Previously unreleased numbers from the last three groups are featured on the album, including a track from one of The Same’s rehearsal tapes.

“I thought it was important to have a recording of them actually playing,” Kuehl said. “We wanted that on there.”

The album project started with St. John’s list of local bands he remembered seeing at The Cellar (his group played there only once, but he regularly worked at the pop stand and coat check). They decided to focus on lesser-known tunes, while steering clear of songs already on other compilations.

St. John spent nearly two years tracking down surviving members to ask permission to use their music. Even if the musicians were enthused, sometimes decades-old legalities and copyrights sometimes prevented it, as was the case with The Shadows of Knight.

Meanwhile, Hoffman penned the liner notes on the record sleeve, tucked inside a gatefold sleeve that has rare photos of the bands, fans and memorabilia from The Cellar. Some of the photos — of teens attending The Beau Brummels show in 1965 — are from the Daily Herald archives.

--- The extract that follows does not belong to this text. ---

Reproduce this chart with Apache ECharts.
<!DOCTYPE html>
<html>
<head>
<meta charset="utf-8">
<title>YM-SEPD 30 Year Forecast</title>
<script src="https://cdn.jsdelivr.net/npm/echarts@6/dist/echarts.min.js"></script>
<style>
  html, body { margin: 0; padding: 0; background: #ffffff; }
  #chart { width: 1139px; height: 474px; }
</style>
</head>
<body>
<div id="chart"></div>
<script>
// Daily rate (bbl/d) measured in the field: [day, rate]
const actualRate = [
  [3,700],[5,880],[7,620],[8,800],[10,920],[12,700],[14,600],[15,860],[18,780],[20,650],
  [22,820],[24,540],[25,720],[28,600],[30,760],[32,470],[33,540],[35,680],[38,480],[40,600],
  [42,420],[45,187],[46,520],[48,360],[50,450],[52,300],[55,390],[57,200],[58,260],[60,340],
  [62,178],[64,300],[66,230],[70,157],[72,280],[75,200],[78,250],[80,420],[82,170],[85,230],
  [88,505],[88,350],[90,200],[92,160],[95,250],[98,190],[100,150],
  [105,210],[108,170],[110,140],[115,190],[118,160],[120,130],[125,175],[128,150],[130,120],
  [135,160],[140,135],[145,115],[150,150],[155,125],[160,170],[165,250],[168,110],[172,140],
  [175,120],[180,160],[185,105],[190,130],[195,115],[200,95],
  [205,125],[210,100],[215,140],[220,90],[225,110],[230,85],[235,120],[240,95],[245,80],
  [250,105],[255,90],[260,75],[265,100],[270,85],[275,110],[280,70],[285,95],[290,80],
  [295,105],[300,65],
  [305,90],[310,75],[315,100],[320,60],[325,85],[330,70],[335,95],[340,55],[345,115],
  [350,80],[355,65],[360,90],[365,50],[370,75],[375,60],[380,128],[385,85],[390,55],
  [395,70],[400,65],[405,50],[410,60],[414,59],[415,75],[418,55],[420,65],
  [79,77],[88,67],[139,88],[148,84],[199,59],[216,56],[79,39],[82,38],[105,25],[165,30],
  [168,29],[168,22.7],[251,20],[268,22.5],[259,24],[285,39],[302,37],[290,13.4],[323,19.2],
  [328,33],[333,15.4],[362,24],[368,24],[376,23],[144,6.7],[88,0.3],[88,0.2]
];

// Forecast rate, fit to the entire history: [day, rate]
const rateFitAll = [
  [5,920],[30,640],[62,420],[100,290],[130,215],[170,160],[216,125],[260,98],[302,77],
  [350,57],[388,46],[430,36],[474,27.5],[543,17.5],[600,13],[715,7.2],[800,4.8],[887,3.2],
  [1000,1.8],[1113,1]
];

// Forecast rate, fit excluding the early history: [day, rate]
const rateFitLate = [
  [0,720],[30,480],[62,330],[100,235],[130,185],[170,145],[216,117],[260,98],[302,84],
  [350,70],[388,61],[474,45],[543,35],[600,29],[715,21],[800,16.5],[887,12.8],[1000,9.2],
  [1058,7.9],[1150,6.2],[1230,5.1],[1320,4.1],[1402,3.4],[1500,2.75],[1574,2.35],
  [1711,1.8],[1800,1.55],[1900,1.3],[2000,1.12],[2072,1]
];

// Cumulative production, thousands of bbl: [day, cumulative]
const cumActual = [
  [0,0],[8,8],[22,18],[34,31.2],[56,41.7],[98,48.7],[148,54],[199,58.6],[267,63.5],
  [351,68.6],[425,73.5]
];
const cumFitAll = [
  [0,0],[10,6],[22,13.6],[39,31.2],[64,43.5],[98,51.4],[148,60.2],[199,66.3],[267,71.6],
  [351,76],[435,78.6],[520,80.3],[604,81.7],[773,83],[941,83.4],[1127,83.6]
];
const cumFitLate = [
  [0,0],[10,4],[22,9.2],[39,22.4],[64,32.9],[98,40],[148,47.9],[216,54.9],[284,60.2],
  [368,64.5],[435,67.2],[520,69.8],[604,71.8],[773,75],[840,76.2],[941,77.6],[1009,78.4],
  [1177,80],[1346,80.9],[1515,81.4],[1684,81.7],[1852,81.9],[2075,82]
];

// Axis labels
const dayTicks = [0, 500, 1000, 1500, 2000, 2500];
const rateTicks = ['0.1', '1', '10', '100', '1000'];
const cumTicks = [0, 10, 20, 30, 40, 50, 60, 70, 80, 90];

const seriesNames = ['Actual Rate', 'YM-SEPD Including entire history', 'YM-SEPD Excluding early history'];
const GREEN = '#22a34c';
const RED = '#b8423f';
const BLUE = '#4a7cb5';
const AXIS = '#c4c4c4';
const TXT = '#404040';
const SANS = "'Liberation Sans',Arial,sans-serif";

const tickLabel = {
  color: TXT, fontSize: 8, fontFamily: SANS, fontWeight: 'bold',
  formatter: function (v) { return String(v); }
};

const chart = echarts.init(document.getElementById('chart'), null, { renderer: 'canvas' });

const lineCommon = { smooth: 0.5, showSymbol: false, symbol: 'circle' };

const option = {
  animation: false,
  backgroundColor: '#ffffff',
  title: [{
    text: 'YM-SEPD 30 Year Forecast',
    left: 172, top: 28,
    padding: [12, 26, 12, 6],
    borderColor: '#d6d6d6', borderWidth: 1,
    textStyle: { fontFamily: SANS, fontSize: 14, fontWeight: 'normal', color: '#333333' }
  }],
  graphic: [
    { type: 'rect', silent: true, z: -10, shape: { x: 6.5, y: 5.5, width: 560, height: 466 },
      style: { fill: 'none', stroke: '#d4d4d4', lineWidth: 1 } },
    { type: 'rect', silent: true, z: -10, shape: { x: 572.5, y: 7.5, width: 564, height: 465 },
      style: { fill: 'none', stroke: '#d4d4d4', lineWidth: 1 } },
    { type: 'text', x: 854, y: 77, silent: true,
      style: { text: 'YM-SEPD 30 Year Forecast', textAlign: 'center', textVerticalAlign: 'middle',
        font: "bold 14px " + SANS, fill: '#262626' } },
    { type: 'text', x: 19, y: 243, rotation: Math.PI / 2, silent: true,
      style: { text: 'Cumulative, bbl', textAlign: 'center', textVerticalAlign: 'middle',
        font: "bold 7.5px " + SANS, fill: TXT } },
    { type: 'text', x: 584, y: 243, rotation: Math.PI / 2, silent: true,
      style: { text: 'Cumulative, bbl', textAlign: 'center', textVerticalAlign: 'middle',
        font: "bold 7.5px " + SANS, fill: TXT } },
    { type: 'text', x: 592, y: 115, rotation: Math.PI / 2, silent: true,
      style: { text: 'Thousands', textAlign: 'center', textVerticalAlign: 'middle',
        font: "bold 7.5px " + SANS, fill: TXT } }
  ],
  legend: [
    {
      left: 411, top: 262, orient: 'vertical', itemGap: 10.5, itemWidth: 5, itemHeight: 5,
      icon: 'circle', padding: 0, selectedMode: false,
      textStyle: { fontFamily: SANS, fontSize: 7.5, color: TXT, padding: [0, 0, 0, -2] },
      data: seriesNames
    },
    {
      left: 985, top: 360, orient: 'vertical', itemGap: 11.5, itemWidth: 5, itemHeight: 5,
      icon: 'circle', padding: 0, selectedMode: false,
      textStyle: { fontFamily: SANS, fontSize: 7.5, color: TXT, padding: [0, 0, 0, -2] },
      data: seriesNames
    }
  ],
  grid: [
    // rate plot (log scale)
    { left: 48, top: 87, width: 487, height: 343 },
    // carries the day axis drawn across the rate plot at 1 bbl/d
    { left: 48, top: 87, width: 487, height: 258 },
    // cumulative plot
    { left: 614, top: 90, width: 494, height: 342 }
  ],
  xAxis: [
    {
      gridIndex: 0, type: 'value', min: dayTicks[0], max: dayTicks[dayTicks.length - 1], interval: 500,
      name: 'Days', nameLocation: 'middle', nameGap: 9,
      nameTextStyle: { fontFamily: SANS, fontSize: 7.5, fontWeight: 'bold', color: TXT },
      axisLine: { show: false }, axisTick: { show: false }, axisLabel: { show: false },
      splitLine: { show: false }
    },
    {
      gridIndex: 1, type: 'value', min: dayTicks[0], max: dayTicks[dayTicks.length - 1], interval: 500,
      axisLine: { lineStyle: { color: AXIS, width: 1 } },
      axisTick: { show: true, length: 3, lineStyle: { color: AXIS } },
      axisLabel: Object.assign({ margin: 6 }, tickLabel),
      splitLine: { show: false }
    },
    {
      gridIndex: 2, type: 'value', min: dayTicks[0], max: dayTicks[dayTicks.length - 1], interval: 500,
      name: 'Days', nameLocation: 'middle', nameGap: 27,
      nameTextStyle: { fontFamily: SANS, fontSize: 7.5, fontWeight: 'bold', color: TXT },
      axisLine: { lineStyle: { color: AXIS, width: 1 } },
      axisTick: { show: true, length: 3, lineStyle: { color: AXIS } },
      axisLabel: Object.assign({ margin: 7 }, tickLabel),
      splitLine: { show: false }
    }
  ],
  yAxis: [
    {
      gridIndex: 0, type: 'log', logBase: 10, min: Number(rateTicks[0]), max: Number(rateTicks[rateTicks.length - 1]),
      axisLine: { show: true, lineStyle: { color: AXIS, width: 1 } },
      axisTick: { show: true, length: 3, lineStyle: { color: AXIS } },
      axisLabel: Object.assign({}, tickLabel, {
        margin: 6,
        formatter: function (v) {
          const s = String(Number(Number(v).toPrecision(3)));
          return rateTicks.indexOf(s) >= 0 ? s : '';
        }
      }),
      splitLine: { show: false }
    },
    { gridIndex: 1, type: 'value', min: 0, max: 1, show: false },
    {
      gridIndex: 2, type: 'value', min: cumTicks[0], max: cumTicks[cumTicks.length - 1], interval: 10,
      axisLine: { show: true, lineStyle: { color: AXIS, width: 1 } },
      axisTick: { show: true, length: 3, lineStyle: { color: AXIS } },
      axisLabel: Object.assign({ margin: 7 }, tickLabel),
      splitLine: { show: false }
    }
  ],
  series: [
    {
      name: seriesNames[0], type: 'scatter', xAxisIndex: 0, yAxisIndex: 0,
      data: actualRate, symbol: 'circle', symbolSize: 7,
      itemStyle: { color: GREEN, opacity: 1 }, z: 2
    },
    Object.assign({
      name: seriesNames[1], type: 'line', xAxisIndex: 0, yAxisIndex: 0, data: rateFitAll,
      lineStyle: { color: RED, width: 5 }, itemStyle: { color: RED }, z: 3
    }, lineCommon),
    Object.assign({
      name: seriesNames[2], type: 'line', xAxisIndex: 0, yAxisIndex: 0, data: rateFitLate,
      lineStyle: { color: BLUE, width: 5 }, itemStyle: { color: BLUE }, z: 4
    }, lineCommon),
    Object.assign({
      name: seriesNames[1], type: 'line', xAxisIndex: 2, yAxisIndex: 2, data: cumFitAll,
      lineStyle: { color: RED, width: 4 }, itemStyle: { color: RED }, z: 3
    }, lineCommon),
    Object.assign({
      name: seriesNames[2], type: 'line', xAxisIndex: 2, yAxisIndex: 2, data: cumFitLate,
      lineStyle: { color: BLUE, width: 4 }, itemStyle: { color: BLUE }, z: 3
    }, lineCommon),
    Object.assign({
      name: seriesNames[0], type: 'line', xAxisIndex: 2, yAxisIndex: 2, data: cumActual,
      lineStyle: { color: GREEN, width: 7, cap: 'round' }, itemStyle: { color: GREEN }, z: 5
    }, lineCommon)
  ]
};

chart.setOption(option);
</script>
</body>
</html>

Another is from Kuehl’s family friend, Gene Good, who was lead singer of The Raevns.

Audience members listen to The Raevns lead singer Gene Good during a performance at The Cellar in the 1960s.
Courtesy of Pete Kuehl

“I love the expressions on the girls’ faces,” said Kuehl, referring to those watching Good on stage. “Some look goo-goo eyed. Some looked confused.”

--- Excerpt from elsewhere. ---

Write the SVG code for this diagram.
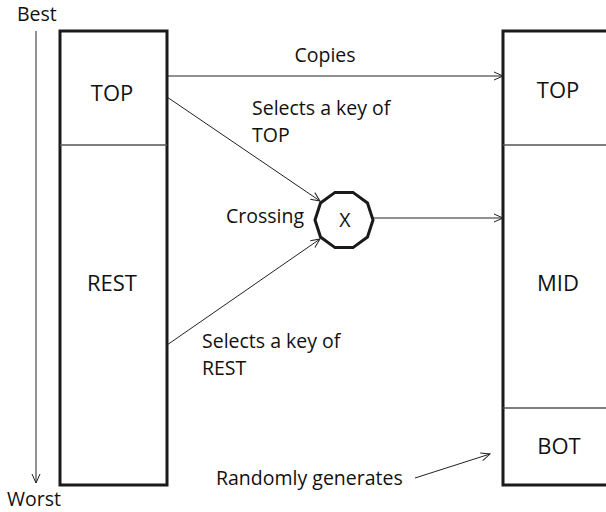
<svg xmlns="http://www.w3.org/2000/svg" width="606" height="512" viewBox="0 0 606 512">
  <defs>
    <marker id="open" viewBox="0 0 12 12" refX="11" refY="6" markerWidth="12" markerHeight="12" markerUnits="userSpaceOnUse" orient="auto">
      <path d="M2,2 L11,6 L2,10" fill="none" stroke="#222" stroke-width="1"/>
    </marker>
  </defs>
  <style>
    text { font-family: "Open Sans", "Liberation Sans", sans-serif; font-size: 19.5px; fill: #111; }
    .c { text-anchor: middle; }
    .big { font-size: 22px; }
    .box { fill: #fff; stroke: #1a1a1a; stroke-width: 3; }
    .div { stroke: #555; stroke-width: 1.5; }
    .arr { fill: none; stroke: #222; stroke-width: 1; marker-end: url(#open); }
  </style>
  <rect width="606" height="512" fill="#fff"/>

  <!-- ranking axis -->
  <g id="axis">
    <line x1="36" y1="31" x2="36" y2="483" class="arr"/>
    <text x="17" y="21">Best</text>
    <text x="7" y="506">Worst</text>
  </g>

  <!-- current population -->
  <g id="population">
    <rect x="60" y="31" width="107" height="454" class="box"/>
    <line x1="60" y1="145" x2="167" y2="145" class="div"/>
    <text x="112" y="101" class="c big">TOP</text>
    <text x="112" y="291" class="c big">REST</text>
  </g>

  <!-- next population -->
  <g id="next">
    <rect x="503" y="31" width="120" height="454" class="box"/>
    <line x1="503" y1="145" x2="606" y2="145" class="div"/>
    <line x1="503" y1="408" x2="606" y2="408" class="div"/>
    <text x="558" y="98" class="c big">TOP</text>
    <text x="558" y="291" class="c big">MID</text>
    <text x="559" y="454" class="c big">BOT</text>
  </g>

  <!-- crossover operator -->
  <g id="crossing">
    <polygon points="373,220 367.5,237 353,247.6 335,247.6 320.5,237 315,220 320.5,203 335,192.4 353,192.4 367.5,203" fill="#fff" stroke="#1a1a1a" stroke-width="3"/>
    <text x="345" y="227" class="c">X</text>
    <text x="304" y="223" text-anchor="end">Crossing</text>
  </g>

  <g id="connectors">
    <line x1="167" y1="76" x2="503" y2="76" class="arr"/>
    <line x1="167" y1="97" x2="320" y2="201" class="arr"/>
    <line x1="167" y1="345" x2="320" y2="239" class="arr"/>
    <line x1="373" y1="218" x2="503" y2="218" class="arr"/>
    <line x1="415" y1="478" x2="490" y2="454" class="arr"/>
  </g>

  <g id="labels">
    <text x="325" y="62" class="c">Copies</text>
    <text x="252" y="115">Selects a key of</text>
    <text x="252" y="142">TOP</text>
    <text x="202" y="348">Selects a key of</text>
    <text x="202" y="375">REST</text>
    <text x="216" y="485">Randomly generates</text>
  </g>
</svg>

With the Baby Boom in full swing and enrollments spiking at high schools, Chicago suburbia of the 1960s was the setting for a number of music clubs where teens could go.

But there was just something special about The Cellar, the record producers contend.

“It had a vibe,” said St. John. “That’s what you did every Friday and Saturday night. That’s just where you went.”

“The Cellar had the cream of the crop of the bands,” Hoffman added. “The Cellar did it first, and did it the best.”